AT&T's Bell Labs, the font of innovation that produced the transistor, fiber optics, wireless communications, as well as a host of other revolutionary technologies, was designed similarly, with long hallways and an open door policy that promoted chance interactions and frequent conversations. MIT's famous Building 20 (also known as the "plywood palace" for its flexible interpretation of the building code) housed groups as diverse as a nuclear science laboratory, the linguistics department, the machine shop, the R.O.T.C., and a piano repair facility. No one might have guessed that those intersections would have been valuable, but by the time it was torn down in 1998, Building 20 had come to be known as one of the most creative spaces in the world.
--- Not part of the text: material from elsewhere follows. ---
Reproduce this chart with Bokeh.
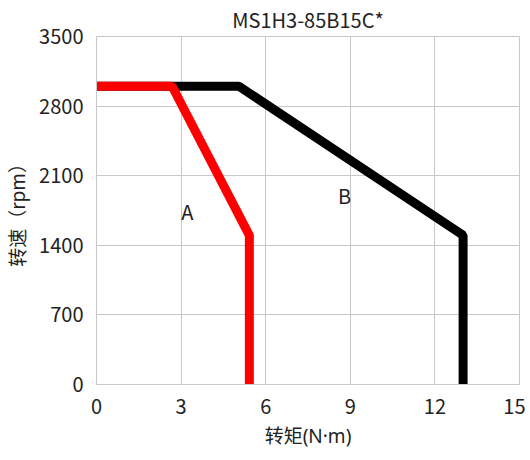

Today's interest in "open office" floor plans (such as my cavernous workspace at Stanford) are designed with the same motivation in mind: structuring the physical environment to facilitate unplanned interactions between a diverse group of experts working on different problems and different approaches.
In this view, creativity is essentially a numbers game. Einstein called it "combinatory play", highlighting the fact that with more people meeting up and inspiring one another the more opportunities there are for novel and valuable ideas to be developed. And as it turns out, this is a fairly simply but brutally effective way to boost creative process: maybe taking the laptop to the coffee shop is a good idea after all.